# What needs to be done
Please output the data below exactly as given, starting at its first line and stopping after the line that contains "true_shannon = 1.987".

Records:
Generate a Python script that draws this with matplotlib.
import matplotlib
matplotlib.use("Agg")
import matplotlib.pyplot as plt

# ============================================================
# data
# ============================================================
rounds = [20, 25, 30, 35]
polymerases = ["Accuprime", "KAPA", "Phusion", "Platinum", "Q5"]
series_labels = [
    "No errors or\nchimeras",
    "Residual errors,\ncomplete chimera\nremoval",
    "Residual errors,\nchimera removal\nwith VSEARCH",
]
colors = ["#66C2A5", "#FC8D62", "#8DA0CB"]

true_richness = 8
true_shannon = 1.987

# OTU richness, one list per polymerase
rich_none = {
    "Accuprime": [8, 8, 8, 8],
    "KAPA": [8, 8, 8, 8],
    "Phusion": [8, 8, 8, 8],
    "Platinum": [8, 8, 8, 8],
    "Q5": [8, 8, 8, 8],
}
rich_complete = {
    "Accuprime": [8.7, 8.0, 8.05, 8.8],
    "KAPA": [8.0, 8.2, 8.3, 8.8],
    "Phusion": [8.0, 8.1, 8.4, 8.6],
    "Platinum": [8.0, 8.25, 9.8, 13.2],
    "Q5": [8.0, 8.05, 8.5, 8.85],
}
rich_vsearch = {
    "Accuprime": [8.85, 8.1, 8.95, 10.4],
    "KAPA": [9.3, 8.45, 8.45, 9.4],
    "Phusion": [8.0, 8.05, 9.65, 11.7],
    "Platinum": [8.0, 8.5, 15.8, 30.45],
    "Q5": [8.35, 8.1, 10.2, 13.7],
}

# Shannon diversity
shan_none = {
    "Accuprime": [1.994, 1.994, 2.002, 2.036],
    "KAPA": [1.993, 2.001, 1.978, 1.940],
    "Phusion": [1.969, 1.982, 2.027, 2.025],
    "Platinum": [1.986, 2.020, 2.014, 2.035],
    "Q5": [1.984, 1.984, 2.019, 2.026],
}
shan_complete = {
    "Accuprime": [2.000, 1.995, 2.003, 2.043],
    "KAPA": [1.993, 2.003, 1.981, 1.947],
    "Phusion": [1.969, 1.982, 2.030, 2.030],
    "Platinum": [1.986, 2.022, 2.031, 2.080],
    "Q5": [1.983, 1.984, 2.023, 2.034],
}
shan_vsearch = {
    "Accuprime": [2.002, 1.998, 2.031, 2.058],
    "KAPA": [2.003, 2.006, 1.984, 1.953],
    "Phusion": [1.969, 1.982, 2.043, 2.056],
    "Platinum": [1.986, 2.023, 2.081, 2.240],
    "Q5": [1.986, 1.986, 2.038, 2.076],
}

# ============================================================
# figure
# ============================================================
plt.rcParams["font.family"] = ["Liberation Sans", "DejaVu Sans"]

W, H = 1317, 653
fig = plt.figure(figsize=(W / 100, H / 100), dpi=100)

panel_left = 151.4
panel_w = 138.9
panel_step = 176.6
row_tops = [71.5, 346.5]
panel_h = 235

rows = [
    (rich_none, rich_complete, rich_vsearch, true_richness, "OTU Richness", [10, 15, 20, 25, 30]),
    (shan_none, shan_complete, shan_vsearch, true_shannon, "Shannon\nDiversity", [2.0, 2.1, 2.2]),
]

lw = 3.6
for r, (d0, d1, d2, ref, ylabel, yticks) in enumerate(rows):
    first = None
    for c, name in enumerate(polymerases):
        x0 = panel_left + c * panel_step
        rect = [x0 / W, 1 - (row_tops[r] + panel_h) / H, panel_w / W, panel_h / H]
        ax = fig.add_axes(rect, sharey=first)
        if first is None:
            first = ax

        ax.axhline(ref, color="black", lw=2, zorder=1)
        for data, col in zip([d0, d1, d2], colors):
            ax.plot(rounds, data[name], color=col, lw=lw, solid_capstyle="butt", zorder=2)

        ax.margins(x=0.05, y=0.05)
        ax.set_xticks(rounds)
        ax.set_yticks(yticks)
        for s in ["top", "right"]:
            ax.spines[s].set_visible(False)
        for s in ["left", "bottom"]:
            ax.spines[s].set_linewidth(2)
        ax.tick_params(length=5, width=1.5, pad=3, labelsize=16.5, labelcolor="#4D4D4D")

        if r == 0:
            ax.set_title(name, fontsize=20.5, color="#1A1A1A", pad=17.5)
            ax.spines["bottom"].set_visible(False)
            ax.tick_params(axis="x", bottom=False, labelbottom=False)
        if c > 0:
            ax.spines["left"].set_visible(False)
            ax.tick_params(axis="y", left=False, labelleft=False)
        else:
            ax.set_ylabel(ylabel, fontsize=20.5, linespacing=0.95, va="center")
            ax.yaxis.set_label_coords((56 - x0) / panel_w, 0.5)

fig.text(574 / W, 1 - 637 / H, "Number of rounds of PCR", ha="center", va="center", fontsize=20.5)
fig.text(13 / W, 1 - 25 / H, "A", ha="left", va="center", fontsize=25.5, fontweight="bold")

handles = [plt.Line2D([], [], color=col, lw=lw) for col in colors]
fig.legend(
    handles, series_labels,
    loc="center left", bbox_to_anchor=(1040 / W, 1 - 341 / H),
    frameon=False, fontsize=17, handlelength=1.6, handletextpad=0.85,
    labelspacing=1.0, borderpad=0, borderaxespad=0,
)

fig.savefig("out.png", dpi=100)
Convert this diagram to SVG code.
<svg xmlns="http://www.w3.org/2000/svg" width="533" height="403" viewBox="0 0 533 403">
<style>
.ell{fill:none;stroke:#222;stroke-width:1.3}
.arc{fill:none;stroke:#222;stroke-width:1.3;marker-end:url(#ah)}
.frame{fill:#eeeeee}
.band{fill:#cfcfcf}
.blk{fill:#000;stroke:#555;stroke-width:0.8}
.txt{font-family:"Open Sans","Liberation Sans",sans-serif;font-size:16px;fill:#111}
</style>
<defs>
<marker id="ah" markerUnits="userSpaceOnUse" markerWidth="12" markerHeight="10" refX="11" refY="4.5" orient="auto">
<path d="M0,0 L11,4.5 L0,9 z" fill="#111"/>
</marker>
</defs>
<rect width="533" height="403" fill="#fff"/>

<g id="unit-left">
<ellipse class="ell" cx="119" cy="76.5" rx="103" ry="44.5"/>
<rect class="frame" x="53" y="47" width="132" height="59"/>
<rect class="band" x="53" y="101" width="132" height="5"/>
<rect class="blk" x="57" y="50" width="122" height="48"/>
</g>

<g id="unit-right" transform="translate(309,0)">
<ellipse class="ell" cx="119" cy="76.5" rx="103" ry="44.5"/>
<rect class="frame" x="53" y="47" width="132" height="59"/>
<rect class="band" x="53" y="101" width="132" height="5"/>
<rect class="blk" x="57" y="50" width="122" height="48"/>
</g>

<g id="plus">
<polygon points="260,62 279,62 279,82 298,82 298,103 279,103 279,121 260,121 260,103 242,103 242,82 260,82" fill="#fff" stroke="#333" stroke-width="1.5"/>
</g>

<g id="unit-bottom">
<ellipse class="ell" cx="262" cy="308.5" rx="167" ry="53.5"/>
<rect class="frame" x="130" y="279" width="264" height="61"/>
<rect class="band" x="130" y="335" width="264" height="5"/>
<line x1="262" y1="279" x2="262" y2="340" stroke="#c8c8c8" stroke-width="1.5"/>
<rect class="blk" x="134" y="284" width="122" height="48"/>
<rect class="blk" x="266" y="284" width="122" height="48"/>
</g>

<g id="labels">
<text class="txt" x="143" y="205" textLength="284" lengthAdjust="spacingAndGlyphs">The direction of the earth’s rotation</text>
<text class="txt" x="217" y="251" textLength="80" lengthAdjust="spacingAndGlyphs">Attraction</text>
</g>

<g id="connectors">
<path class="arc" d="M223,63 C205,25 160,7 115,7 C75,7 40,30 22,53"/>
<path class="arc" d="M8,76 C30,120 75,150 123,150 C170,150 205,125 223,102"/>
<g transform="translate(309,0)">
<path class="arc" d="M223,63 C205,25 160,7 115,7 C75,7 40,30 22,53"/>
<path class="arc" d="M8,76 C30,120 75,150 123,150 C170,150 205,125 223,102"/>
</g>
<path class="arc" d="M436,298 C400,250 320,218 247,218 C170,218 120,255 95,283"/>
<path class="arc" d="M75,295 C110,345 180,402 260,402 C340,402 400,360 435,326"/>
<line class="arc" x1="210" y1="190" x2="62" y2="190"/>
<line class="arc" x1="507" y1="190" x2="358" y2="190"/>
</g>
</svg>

# Worked answer
Generate a Python script that draws this with matplotlib.
import matplotlib
matplotlib.use("Agg")
import matplotlib.pyplot as plt

# ============================================================
# data
# ============================================================
rounds = [20, 25, 30, 35]
polymerases = ["Accuprime", "KAPA", "Phusion", "Platinum", "Q5"]
series_labels = [
    "No errors or\nchimeras",
    "Residual errors,\ncomplete chimera\nremoval",
    "Residual errors,\nchimera removal\nwith VSEARCH",
]
colors = ["#66C2A5", "#FC8D62", "#8DA0CB"]

true_richness = 8
true_shannon = 1.987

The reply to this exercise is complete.